Will you write out the data exactly, excluding every picture?

▶ **DATASET EXCERPT**:
———

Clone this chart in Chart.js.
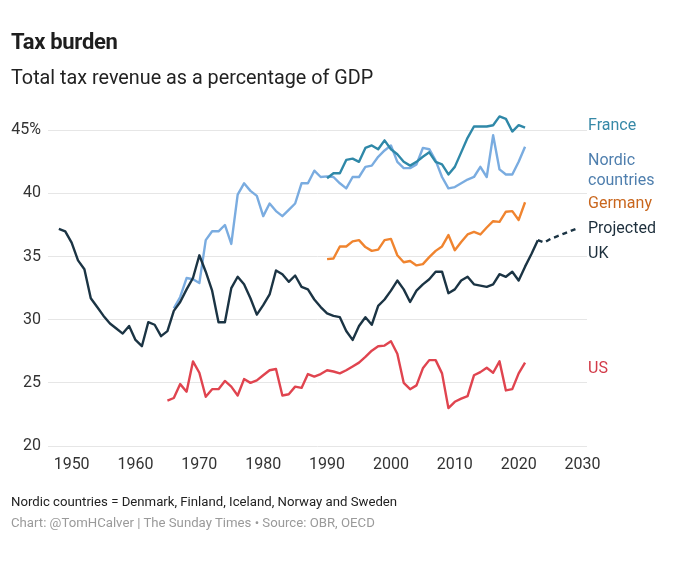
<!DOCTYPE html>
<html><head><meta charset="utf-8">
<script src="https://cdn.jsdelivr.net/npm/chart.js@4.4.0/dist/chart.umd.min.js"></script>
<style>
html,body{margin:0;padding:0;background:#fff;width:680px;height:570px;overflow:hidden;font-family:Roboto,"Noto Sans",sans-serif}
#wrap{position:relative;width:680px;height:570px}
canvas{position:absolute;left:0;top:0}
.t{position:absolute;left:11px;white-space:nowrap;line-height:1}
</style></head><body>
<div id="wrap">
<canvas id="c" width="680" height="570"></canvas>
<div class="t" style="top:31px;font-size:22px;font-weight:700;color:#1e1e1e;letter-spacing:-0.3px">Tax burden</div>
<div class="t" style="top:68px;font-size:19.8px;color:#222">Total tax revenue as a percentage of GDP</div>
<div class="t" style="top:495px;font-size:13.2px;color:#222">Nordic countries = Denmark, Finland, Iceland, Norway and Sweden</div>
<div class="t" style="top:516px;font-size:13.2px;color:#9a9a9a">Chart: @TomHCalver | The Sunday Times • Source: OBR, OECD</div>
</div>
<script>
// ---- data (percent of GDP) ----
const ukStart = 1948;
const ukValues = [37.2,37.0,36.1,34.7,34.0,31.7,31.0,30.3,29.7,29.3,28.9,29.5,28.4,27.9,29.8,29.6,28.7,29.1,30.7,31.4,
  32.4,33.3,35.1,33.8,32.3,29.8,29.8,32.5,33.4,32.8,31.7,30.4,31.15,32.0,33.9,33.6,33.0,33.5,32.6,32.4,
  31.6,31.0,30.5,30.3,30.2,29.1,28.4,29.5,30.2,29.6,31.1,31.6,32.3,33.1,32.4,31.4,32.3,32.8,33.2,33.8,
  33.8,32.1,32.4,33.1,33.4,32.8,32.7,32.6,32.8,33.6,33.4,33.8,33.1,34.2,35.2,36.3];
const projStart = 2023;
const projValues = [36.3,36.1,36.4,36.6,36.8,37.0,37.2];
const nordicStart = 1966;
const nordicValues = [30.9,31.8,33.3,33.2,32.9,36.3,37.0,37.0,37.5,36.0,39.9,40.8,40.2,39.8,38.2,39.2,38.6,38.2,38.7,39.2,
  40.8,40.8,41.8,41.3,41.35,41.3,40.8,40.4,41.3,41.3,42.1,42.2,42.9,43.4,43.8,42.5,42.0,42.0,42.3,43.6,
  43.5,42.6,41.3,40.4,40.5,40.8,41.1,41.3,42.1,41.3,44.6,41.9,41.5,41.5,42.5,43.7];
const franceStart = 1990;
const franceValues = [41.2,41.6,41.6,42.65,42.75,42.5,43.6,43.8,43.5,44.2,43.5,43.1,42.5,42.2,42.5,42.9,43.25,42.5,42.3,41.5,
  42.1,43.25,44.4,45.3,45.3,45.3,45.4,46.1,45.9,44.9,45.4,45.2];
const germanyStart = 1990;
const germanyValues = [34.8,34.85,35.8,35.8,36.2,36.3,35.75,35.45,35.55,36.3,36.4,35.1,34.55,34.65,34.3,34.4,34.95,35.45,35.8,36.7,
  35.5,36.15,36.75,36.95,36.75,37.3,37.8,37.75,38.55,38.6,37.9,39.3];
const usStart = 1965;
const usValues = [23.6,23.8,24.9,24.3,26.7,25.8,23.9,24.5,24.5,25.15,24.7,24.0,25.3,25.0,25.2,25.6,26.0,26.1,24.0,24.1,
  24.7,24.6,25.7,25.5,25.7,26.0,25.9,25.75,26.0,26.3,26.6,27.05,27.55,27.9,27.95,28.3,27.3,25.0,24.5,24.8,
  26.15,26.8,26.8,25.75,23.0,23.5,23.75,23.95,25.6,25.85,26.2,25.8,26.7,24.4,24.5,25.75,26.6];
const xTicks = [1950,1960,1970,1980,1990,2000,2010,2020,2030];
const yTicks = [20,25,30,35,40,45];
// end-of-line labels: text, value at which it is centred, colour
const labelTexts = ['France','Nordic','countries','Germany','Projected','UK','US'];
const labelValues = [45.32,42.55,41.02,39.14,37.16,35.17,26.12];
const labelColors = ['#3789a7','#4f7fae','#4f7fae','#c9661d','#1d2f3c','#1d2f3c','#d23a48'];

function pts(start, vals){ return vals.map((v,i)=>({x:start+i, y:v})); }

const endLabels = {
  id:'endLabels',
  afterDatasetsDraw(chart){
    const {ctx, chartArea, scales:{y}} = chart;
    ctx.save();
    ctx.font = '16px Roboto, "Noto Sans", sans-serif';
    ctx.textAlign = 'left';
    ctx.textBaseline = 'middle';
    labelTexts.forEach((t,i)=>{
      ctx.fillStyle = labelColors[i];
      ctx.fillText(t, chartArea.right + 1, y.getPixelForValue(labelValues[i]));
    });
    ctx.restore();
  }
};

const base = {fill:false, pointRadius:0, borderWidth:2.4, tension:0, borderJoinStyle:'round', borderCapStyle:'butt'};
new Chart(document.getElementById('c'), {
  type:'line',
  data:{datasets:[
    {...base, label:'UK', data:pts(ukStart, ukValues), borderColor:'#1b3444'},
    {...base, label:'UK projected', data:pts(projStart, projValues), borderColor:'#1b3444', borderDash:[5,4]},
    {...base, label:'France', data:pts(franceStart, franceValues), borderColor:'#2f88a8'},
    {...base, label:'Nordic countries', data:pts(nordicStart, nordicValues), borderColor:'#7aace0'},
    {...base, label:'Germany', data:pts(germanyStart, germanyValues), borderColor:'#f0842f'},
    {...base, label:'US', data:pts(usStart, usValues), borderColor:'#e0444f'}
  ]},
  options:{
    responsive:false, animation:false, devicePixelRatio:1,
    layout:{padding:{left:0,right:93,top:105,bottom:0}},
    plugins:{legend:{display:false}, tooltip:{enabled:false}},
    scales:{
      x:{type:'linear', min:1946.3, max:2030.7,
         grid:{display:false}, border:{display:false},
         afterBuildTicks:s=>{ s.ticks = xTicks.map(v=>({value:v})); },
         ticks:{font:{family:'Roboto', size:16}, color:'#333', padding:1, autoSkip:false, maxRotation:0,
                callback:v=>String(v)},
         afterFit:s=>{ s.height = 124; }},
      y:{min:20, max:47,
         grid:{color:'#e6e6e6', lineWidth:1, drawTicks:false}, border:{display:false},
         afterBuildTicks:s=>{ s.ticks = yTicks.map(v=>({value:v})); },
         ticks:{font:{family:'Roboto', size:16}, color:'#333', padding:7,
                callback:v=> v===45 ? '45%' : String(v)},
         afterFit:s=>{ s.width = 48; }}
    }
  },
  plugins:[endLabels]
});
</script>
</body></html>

———

▶ **ANSWER FOR THIS EXERCISE**:
Clone this chart in Chart.js.
<!DOCTYPE html>
<html><head><meta charset="utf-8">
<script src="https://cdn.jsdelivr.net/npm/chart.js@4.4.0/dist/chart.umd.min.js"></script>
<style>
html,body{margin:0;padding:0;background:#fff;width:680px;height:570px;overflow:hidden;font-family:Roboto,"Noto Sans",sans-serif}
#wrap{position:relative;width:680px;height:570px}
canvas{position:absolute;left:0;top:0}
.t{position:absolute;left:11px;white-space:nowrap;line-height:1}
</style></head><body>
<div id="wrap">
<canvas id="c" width="680" height="570"></canvas>
<div class="t" style="top:31px;font-size:22px;font-weight:700;color:#1e1e1e;letter-spacing:-0.3px">Tax burden</div>
<div class="t" style="top:68px;font-size:19.8px;color:#222">Total tax revenue as a percentage of GDP</div>
<div class="t" style="top:495px;font-size:13.2px;color:#222">Nordic countries = Denmark, Finland, Iceland, Norway and Sweden</div>
<div class="t" style="top:516px;font-size:13.2px;color:#9a9a9a">Chart: @TomHCalver | The Sunday Times • Source: OBR, OECD</div>
</div>
<script>
// ---- data (percent of GDP) ----
const ukStart = 1948;
const ukValues = [37.2,37.0,36.1,34.7,34.0,31.7,31.0,30.3,29.7,29.3,28.9,29.5,28.4,27.9,29.8,29.6,28.7,29.1,30.7,31.4,
  32.4,33.3,35.1,33.8,32.3,29.8,29.8,32.5,33.4,32.8,31.7,30.4,31.15,32.0,33.9,33.6,33.0,33.5,32.6,32.4,
  31.6,31.0,30.5,30.3,30.2,29.1,28.4,29.5,30.2,29.6,31.1,31.6,32.3,33.1,32.4,31.4,32.3,32.8,33.2,33.8,
  33.8,32.1,32.4,33.1,33.4,32.8,32.7,32.6,32.8,33.6,33.4,33.8,33.1,34.2,35.2,36.3];
const projStart = 2023;
const projValues = [36.3,36.1,36.4,36.6,36.8,37.0,37.2];
const nordicStart = 1966;
const nordicValues = [30.9,31.8,33.3,33.2,32.9,36.3,37.0,37.0,37.5,36.0,39.9,40.8,40.2,39.8,38.2,39.2,38.6,38.2,38.7,39.2,
  40.8,40.8,41.8,41.3,41.35,41.3,40.8,40.4,41.3,41.3,42.1,42.2,42.9,43.4,43.8,42.5,42.0,42.0,42.3,43.6,
  43.5,42.6,41.3,40.4,40.5,40.8,41.1,41.3,42.1,41.3,44.6,41.9,41.5,41.5,42.5,43.7];
const franceStart = 1990;
const franceValues = [41.2,41.6,41.6,42.65,42.75,42.5,43.6,43.8,43.5,44.2,43.5,43.1,42.5,42.2,42.5,42.9,43.25,42.5,42.3,41.5,
  42.1,43.25,44.4,45.3,45.3,45.3,45.4,46.1,45.9,44.9,45.4,45.2];
const germanyStart = 1990;
const germanyValues = [34.8,34.85,35.8,35.8,36.2,36.3,35.75,35.45,35.55,36.3,36.4,35.1,34.55,34.65,34.3,34.4,34.95,35.45,35.8,36.7,
  35.5,36.15,36.75,36.95,36.75,37.3,37.8,37.75,38.55,38.6,37.9,39.3];
const usStart = 1965;
const usValues = [23.6,23.8,24.9,24.3,26.7,25.8,23.9,24.5,24.5,25.15,24.7,24.0,25.3,25.0,25.2,25.6,26.0,26.1,24.0,24.1,
  24.7,24.6,25.7,25.5,25.7,26.0,25.9,25.75,26.0,26.3,26.6,27.05,27.55,27.9,27.95,28.3,27.3,25.0,24.5,24.8,
  26.15,26.8,26.8,25.75,23.0,23.5,23.75,23.95,25.6,25.85,26.2,25.8,26.7,24.4,24.5,25.75,26.6];
const xTicks = [1950,1960,1970,1980,1990,2000,2010,2020,2030];
const yTicks = [20,25,30,35,40,45];
// end-of-line labels: text, value at which it is centred, colour
const labelTexts = ['France','Nordic','countries','Germany','Projected','UK','US'];
const labelValues = [45.32,42.55,41.02,39.14,37.16,35.17,26.12];
const labelColors = ['#3789a7','#4f7fae','#4f7fae','#c9661d','#1d2f3c','#1d2f3c','#d23a48'];

function pts(start, vals){ return vals.map((v,i)=>({x:start+i, y:v})); }

const endLabels = {
  id:'endLabels',
  afterDatasetsDraw(chart){
    const {ctx, chartArea, scales:{y}} = chart;
    ctx.save();
    ctx.font = '16px Roboto, "Noto Sans", sans-serif';
    ctx.textAlign = 'left';
    ctx.textBaseline = 'middle';
    labelTexts.forEach((t,i)=>{
      ctx.fillStyle = labelColors[i];
      ctx.fillText(t, chartArea.right + 1, y.getPixelForValue(labelValues[i]));
    });
    ctx.restore();
  }
};

const base = {fill:false, pointRadius:0, borderWidth:2.4, tension:0, borderJoinStyle:'round', borderCapStyle:'butt'};
new Chart(document.getElementById('c'), {
  type:'line',
  data:{datasets:[
    {...base, label:'UK', data:pts(ukStart, ukValues), borderColor:'#1b3444'},
    {...base, label:'UK projected', data:pts(projStart, projValues), borderColor:'#1b3444', borderDash:[5,4]},
    {...base, label:'France', data:pts(franceStart, franceValues), borderColor:'#2f88a8'},
    {...base, label:'Nordic countries', data:pts(nordicStart, nordicValues), borderColor:'#7aace0'},
    {...base, label:'Germany', data:pts(germanyStart, germanyValues), borderColor:'#f0842f'},
    {...base, label:'US', data:pts(usStart, usValues), borderColor:'#e0444f'}
  ]},
  options:{
    responsive:false, animation:false, devicePixelRatio:1,
    layout:{padding:{left:0,right:93,top:105,bottom:0}},
    plugins:{legend:{display:false}, tooltip:{enabled:false}},
    scales:{
      x:{type:'linear', min:1946.3, max:2030.7,
         grid:{display:false}, border:{display:false},
         afterBuildTicks:s=>{ s.ticks = xTicks.map(v=>({value:v})); },
         ticks:{font:{family:'Roboto', size:16}, color:'#333', padding:1, autoSkip:false, maxRotation:0,
                callback:v=>String(v)},
         afterFit:s=>{ s.height = 124; }},
      y:{min:20, max:47,
         grid:{color:'#e6e6e6', lineWidth:1, drawTicks:false}, border:{display:false},
         afterBuildTicks:s=>{ s.ticks = yTicks.map(v=>({value:v})); },
         ticks:{font:{family:'Roboto', size:16}, color:'#333', padding:7,
                callback:v=> v===45 ? '45%' : String(v)},
         afterFit:s=>{ s.width = 48; }}
    }
  },
  plugins:[endLabels]
});
</script>
</body></html>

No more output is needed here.